My location must have been thrown up on some sort of Global Positioning Satellite screen on his computer monitor.
‘Martin County, Florida,’ he confirmed to himself. ‘What are you doing there?’
‘Up until now? Not a whole lot of good,’ I said.
‘Tell me.’
I gave him the brief version.
‘I heard about the explosion on Baker Island. Homeland Security flagged it up. Thought at first that it was some kind of terrorist attack on the rich and deserving. When it came to light it was a good ol’ gas explosion it was thrown back to Miami PD. Then bodies started turning up and the FBI jumped on board.’ Walter ruminated a moment. ‘Now you’re saying that a contract killer’s involved and it’s all to do with the Jorgenson pharmaceutical contracts with our military?’
‘That’s as much as we’ve gathered,’ I agreed.
‘And you’re up to your neck in it as usual.’
‘You know me, Walt. Never can keep my nose out of other people’s business.’
‘Not when there’s a damsel in distress, eh?’
‘Doesn’t matter who is in distress,’ I corrected.
‘You want me to put men on it?’ Walter asked. ‘Catch this killer before he gets at your mark again?’
‘Suit yourself; I’m not interested in the killer. It isn’t personal this time. All I want is a green light to speak with Bradley Jorgenson. The family estate is shut down as tight as a duck’s ass. Can’t think of a way to get in there without having to put some good people to sleep. I don’t want to do that.’
‘No, not a good idea, Hunter.’ Walter tapped his fingers. Thinking deeply. ‘Can I ask you why you need to speak to the Jorgenson kid?’
‘I want to get him out of there.’
‘Why?’
‘Because I promised his girlfriend that I would. He’s not safe.’
‘And you think you can
protect him better than the police and FBI can?’
‘Walt?’
‘Yeah, I know. It was a stupid question.’ He was tapping again, this time on a keyboard, and I guessed he was already on to someone in law enforcement. While he did that I told him what we’d patched together concerning Gabriel Wellborn and his network of contract killers named after the mythological fallen angels. I told him about Dantalion. Walter asked, ‘But you don’t know his true identity yet?’
‘No. Only that he’s decent at his job. I don’t think he’s military or police. He’s, I don’t know … different.’
‘Self-taught?’
‘Or privately taught. This guy looks weird. Very pale-skinned, white-haired, has some sort of condition with his skin?’
‘Albino?’
‘Perhaps, but I don’t think so.
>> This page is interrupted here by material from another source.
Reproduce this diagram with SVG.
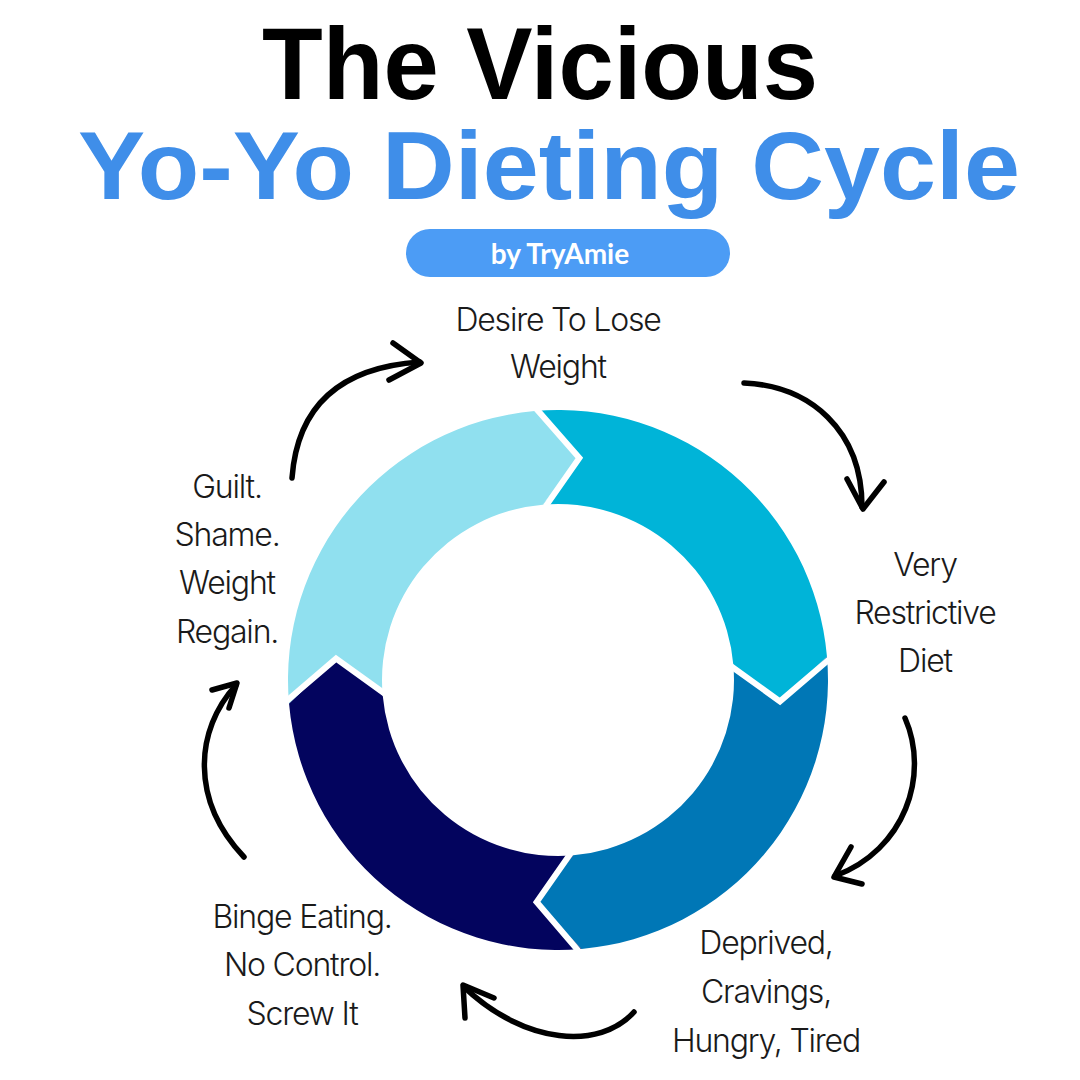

Something else. But you might want to check historical medical records; it might throw up his identity.’ I thought about the first time I’d seen Dantalion on Baker Island. ‘He’s also very good with disguises, Walter. Maybe he has a background in theatre or the movie industry.’
‘I’ll pass all that on to the FBI,’ Walter said. ‘OK, all done. Go to the front gate; ask to speak with SAC Kaufman. He’ll give you what you need.’
‘Thanks, Walter.’
‘Say nothing of it,’ he said. To some that would be a throwaway remark. But I knew exactly what he meant. It was a reminder, and literal in its meaning. Say nothing of it. The Harvestman.
Pressing the end button, I pushed the phone in my jacket pocket. No sooner than I had done that than it vibrated and I pulled it out again. A text message from Harvey.
home and dry
Good, they’d made it back to the safe house. Time for me to get on with delivering Bradley there.
35
There were obvious disadvantages to the disguise Dantalion had assumed on this occasion. For example, what was a State Park Warden’s interest in the case? If anyone had thought to ask, or to scrutinise his uniform a little further, they’d have easily seen through the charade. He had no jurisdiction on the private estate, and would not be required to attend on official business or otherwise. On the other hand, his uniform was official, and therefore he was able to move among all the other officials without attracting undue questions. In fact, there were other advantages to his disguise. If, say, he had been wearing the uniform of a cop or medic, then maybe he would not have remained invisible for long. There were too many senior officers milling around throwing orders back and forth, demanding tasks from their people. But there were no other wardens in attendance. No one to question just who the hell he was, or what he was doing or to send him off on some errand that would divert him from his task.